* EXERCISE:
The lines from the top of the material below through the line containing "const stretch = 1.15;" are to be printed exactly, with pictures omitted.

* DATA PROVIDED:
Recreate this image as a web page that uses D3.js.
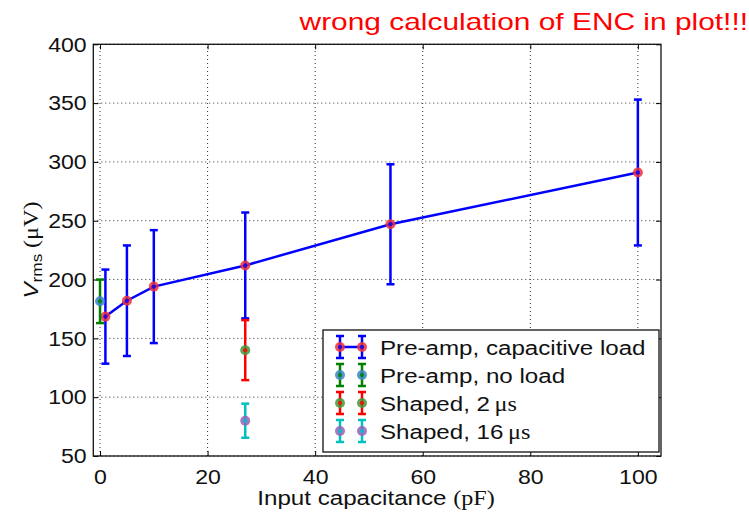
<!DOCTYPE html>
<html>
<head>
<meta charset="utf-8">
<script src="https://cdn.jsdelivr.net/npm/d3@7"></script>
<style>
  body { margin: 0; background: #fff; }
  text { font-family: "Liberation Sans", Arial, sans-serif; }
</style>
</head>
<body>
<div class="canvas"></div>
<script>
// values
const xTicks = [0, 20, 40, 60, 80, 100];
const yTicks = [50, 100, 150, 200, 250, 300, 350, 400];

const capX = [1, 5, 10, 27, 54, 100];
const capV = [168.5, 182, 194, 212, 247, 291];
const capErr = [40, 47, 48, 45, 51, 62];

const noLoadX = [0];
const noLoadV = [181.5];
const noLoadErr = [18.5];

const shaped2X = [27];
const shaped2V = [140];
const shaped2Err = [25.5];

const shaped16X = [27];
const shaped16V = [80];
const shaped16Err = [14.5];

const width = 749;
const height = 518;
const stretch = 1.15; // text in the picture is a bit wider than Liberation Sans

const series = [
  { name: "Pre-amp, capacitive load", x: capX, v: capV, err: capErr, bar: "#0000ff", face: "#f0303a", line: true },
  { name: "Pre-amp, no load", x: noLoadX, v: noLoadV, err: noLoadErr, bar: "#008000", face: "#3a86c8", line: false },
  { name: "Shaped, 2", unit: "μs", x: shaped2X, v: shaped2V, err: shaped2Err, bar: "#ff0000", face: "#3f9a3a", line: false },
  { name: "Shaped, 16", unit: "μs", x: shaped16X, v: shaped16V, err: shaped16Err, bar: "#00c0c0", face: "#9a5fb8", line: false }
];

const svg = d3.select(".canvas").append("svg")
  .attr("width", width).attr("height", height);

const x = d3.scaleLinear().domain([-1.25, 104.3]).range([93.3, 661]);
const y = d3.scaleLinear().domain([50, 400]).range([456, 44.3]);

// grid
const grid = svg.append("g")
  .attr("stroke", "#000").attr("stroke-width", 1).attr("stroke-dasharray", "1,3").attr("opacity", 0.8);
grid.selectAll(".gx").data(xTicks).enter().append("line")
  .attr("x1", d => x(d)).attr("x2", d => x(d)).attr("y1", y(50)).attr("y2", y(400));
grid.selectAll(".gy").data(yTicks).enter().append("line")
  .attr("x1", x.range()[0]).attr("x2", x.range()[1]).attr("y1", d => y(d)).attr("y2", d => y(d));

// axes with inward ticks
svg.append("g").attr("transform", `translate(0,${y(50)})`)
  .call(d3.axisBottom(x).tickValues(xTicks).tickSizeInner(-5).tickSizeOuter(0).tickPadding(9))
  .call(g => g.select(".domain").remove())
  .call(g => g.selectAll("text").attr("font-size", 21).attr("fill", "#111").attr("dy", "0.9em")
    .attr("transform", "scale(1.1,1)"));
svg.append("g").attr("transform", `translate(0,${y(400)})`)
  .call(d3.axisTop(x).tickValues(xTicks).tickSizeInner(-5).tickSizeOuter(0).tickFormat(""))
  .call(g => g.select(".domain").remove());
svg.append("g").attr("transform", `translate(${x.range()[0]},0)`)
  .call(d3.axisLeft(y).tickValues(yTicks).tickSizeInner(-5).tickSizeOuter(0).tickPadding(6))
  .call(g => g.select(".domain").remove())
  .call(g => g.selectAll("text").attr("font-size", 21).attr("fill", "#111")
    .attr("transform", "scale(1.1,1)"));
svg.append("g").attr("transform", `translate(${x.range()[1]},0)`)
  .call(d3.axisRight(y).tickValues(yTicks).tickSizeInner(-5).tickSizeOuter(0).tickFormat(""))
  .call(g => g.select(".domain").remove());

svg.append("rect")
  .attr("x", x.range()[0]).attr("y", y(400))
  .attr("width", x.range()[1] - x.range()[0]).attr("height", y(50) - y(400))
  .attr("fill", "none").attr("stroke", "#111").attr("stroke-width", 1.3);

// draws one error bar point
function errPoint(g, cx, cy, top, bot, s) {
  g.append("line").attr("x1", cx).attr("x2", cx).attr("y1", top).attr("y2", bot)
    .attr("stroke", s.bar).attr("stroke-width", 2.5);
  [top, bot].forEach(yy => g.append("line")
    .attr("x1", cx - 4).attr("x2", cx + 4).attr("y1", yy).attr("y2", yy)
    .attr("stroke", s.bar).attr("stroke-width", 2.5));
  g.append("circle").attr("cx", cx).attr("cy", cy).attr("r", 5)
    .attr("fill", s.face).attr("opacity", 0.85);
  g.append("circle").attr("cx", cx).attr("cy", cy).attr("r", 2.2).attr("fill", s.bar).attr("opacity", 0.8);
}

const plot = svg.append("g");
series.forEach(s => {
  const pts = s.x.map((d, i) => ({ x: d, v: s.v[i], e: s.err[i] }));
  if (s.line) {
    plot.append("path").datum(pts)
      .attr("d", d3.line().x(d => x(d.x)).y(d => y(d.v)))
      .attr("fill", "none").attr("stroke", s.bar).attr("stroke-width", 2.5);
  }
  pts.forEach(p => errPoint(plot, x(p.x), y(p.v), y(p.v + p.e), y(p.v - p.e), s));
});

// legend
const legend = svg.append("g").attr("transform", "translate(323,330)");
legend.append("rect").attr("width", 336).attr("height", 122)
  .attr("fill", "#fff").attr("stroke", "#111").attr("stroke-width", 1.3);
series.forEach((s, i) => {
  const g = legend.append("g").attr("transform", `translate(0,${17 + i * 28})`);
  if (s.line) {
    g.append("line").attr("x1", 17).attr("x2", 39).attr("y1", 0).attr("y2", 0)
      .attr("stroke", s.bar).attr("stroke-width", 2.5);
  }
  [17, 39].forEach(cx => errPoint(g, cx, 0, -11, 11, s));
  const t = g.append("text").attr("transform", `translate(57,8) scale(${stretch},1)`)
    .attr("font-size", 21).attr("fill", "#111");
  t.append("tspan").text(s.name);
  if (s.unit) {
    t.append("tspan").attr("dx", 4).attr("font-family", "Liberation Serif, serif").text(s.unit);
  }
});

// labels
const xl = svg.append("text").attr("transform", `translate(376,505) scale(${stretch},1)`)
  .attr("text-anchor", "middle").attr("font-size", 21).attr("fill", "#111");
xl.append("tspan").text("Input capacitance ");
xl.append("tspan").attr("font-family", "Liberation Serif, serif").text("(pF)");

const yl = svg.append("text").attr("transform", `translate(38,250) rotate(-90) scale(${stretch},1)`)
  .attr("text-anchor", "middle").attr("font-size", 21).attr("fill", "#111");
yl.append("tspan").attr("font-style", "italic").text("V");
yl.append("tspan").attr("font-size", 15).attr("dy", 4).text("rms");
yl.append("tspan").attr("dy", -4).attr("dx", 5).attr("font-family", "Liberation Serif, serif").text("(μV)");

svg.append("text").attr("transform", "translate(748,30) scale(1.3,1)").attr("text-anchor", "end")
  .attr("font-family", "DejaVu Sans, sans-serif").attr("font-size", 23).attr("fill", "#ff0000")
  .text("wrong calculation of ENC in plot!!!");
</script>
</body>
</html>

* ANSWER TO THE PROBLEM:
Recreate this image as a web page that uses D3.js.
<!DOCTYPE html>
<html>
<head>
<meta charset="utf-8">
<script src="https://cdn.jsdelivr.net/npm/d3@7"></script>
<style>
  body { margin: 0; background: #fff; }
  text { font-family: "Liberation Sans", Arial, sans-serif; }
</style>
</head>
<body>
<div class="canvas"></div>
<script>
// values
const xTicks = [0, 20, 40, 60, 80, 100];
const yTicks = [50, 100, 150, 200, 250, 300, 350, 400];

const capX = [1, 5, 10, 27, 54, 100];
const capV = [168.5, 182, 194, 212, 247, 291];
const capErr = [40, 47, 48, 45, 51, 62];

const noLoadX = [0];
const noLoadV = [181.5];
const noLoadErr = [18.5];

const shaped2X = [27];
const shaped2V = [140];
const shaped2Err = [25.5];

const shaped16X = [27];
const shaped16V = [80];
const shaped16Err = [14.5];

const width = 749;
const height = 518;
const stretch = 1.15; // text in the picture is a bit wider than Liberation Sans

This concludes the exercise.